What is required
Retype each line of the listing below, from the first through the one holding "const clTicks = ['0', '50', '100', '150', '200'];", with no other lines.

Information supplied
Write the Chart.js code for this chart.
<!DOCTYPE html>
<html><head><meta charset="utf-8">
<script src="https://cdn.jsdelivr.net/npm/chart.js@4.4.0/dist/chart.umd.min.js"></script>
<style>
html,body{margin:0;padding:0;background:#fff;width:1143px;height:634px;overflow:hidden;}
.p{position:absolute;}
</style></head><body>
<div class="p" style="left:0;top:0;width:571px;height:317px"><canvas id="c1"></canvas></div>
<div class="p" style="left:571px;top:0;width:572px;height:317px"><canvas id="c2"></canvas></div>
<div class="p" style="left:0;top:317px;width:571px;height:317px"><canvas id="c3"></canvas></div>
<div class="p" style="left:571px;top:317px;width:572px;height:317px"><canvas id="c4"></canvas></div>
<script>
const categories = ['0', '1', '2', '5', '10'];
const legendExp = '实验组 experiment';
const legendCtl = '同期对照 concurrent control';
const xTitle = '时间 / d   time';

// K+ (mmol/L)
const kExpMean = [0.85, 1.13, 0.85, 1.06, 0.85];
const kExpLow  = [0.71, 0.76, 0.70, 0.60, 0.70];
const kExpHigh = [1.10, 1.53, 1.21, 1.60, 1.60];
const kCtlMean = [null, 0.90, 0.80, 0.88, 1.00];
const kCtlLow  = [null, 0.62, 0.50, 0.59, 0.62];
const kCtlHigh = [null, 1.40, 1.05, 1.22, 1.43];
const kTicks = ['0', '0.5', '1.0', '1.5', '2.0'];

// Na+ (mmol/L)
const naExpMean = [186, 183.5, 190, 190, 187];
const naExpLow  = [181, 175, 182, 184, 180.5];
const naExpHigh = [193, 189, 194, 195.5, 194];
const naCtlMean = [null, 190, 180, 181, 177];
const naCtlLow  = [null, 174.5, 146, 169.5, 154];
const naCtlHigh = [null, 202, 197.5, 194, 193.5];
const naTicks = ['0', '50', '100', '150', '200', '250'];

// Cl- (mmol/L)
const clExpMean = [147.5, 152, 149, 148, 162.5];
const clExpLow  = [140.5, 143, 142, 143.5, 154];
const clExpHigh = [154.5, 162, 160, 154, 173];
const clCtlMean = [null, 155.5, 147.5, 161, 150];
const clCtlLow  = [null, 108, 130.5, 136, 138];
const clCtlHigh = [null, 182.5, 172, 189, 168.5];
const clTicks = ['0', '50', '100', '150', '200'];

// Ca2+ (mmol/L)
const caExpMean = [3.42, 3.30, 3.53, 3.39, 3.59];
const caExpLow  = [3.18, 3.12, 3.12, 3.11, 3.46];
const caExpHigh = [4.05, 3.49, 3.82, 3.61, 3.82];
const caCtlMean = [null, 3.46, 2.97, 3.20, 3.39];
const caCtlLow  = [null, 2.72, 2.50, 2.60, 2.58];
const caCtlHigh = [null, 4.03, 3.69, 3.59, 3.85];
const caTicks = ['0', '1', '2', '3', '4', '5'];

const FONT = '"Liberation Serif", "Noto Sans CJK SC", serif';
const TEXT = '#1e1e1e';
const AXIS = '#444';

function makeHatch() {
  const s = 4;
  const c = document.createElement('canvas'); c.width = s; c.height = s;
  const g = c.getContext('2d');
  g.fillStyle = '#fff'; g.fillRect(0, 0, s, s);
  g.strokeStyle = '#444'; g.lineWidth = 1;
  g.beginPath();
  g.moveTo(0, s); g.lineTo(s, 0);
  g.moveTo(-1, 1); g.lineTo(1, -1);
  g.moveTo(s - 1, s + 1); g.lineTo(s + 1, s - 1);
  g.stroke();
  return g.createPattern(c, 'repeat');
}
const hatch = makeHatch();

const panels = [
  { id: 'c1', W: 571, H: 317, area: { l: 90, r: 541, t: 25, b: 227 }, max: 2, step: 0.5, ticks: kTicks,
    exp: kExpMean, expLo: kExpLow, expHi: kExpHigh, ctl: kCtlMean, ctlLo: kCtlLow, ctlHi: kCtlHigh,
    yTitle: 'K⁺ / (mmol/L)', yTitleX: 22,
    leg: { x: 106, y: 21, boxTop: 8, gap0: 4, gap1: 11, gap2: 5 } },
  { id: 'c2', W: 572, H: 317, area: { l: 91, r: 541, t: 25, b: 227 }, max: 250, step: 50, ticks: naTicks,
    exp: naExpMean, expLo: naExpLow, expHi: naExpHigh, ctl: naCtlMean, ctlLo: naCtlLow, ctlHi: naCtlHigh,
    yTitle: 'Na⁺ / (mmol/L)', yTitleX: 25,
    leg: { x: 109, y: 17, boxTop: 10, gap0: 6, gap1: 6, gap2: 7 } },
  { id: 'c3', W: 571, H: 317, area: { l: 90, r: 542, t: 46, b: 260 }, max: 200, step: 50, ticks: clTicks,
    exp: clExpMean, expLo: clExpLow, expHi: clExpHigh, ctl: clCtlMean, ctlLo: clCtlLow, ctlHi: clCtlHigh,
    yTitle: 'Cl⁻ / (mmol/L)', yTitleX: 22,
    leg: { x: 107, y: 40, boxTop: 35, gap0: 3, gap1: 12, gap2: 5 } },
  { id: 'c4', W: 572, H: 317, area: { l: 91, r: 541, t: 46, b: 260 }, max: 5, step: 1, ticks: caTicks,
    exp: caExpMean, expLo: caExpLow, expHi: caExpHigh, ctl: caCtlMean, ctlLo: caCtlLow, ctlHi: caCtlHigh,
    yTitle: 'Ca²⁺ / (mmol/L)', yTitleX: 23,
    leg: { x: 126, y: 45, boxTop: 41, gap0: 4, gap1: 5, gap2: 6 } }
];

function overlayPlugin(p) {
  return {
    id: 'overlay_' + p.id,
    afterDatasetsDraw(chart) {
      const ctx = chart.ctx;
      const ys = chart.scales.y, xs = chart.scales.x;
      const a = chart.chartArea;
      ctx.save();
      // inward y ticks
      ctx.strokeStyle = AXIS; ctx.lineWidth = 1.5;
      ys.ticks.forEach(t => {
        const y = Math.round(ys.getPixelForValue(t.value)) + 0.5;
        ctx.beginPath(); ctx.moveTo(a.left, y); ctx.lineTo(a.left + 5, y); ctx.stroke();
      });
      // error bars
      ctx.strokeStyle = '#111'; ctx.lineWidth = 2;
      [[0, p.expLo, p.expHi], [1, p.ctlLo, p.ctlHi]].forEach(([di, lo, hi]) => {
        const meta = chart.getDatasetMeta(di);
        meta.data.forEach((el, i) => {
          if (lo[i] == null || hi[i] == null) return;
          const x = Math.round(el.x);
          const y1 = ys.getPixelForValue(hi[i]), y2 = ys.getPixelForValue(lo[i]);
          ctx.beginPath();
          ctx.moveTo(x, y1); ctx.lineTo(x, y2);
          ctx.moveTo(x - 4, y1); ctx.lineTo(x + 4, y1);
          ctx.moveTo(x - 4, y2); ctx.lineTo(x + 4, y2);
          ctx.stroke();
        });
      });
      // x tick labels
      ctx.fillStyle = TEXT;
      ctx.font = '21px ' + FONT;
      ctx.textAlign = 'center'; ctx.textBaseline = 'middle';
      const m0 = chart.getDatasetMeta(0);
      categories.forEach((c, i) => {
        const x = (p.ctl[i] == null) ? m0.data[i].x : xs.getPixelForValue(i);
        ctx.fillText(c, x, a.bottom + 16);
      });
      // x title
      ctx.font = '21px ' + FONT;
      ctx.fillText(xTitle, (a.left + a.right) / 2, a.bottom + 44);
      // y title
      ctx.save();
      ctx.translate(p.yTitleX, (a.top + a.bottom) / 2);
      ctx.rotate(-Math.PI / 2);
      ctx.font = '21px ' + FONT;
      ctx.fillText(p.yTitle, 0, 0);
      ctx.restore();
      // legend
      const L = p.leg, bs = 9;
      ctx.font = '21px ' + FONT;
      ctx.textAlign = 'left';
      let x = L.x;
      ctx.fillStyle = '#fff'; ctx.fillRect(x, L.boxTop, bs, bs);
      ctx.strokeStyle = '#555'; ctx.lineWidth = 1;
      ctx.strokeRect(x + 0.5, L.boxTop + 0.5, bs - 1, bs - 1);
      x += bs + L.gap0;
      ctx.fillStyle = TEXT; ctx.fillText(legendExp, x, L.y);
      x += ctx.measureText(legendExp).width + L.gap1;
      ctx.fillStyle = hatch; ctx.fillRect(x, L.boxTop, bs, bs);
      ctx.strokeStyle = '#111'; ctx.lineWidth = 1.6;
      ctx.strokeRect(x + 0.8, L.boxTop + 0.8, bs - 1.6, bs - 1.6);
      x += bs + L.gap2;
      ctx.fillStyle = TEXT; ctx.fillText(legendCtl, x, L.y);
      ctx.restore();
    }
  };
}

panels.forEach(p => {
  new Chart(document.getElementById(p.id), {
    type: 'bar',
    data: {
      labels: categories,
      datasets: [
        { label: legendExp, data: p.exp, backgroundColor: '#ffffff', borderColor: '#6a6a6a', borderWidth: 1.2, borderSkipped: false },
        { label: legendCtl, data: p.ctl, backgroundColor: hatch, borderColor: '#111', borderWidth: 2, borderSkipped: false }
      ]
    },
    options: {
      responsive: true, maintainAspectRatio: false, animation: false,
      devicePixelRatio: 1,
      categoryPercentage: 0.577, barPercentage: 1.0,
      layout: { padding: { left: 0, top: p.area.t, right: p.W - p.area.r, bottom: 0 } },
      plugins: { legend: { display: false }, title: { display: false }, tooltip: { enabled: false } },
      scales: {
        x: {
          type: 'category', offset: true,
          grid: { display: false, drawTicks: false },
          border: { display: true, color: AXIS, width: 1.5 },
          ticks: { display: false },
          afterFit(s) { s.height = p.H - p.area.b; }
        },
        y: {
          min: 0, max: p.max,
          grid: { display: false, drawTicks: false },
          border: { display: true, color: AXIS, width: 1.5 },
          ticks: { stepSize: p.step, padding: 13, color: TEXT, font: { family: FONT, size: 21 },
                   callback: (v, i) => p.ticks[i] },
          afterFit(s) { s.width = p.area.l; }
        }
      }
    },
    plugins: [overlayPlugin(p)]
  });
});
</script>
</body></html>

Written answer
Write the Chart.js code for this chart.
<!DOCTYPE html>
<html><head><meta charset="utf-8">
<script src="https://cdn.jsdelivr.net/npm/chart.js@4.4.0/dist/chart.umd.min.js"></script>
<style>
html,body{margin:0;padding:0;background:#fff;width:1143px;height:634px;overflow:hidden;}
.p{position:absolute;}
</style></head><body>
<div class="p" style="left:0;top:0;width:571px;height:317px"><canvas id="c1"></canvas></div>
<div class="p" style="left:571px;top:0;width:572px;height:317px"><canvas id="c2"></canvas></div>
<div class="p" style="left:0;top:317px;width:571px;height:317px"><canvas id="c3"></canvas></div>
<div class="p" style="left:571px;top:317px;width:572px;height:317px"><canvas id="c4"></canvas></div>
<script>
const categories = ['0', '1', '2', '5', '10'];
const legendExp = '实验组 experiment';
const legendCtl = '同期对照 concurrent control';
const xTitle = '时间 / d   time';

// K+ (mmol/L)
const kExpMean = [0.85, 1.13, 0.85, 1.06, 0.85];
const kExpLow  = [0.71, 0.76, 0.70, 0.60, 0.70];
const kExpHigh = [1.10, 1.53, 1.21, 1.60, 1.60];
const kCtlMean = [null, 0.90, 0.80, 0.88, 1.00];
const kCtlLow  = [null, 0.62, 0.50, 0.59, 0.62];
const kCtlHigh = [null, 1.40, 1.05, 1.22, 1.43];
const kTicks = ['0', '0.5', '1.0', '1.5', '2.0'];

// Na+ (mmol/L)
const naExpMean = [186, 183.5, 190, 190, 187];
const naExpLow  = [181, 175, 182, 184, 180.5];
const naExpHigh = [193, 189, 194, 195.5, 194];
const naCtlMean = [null, 190, 180, 181, 177];
const naCtlLow  = [null, 174.5, 146, 169.5, 154];
const naCtlHigh = [null, 202, 197.5, 194, 193.5];
const naTicks = ['0', '50', '100', '150', '200', '250'];

// Cl- (mmol/L)
const clExpMean = [147.5, 152, 149, 148, 162.5];
const clExpLow  = [140.5, 143, 142, 143.5, 154];
const clExpHigh = [154.5, 162, 160, 154, 173];
const clCtlMean = [null, 155.5, 147.5, 161, 150];
const clCtlLow  = [null, 108, 130.5, 136, 138];
const clCtlHigh = [null, 182.5, 172, 189, 168.5];
const clTicks = ['0', '50', '100', '150', '200'];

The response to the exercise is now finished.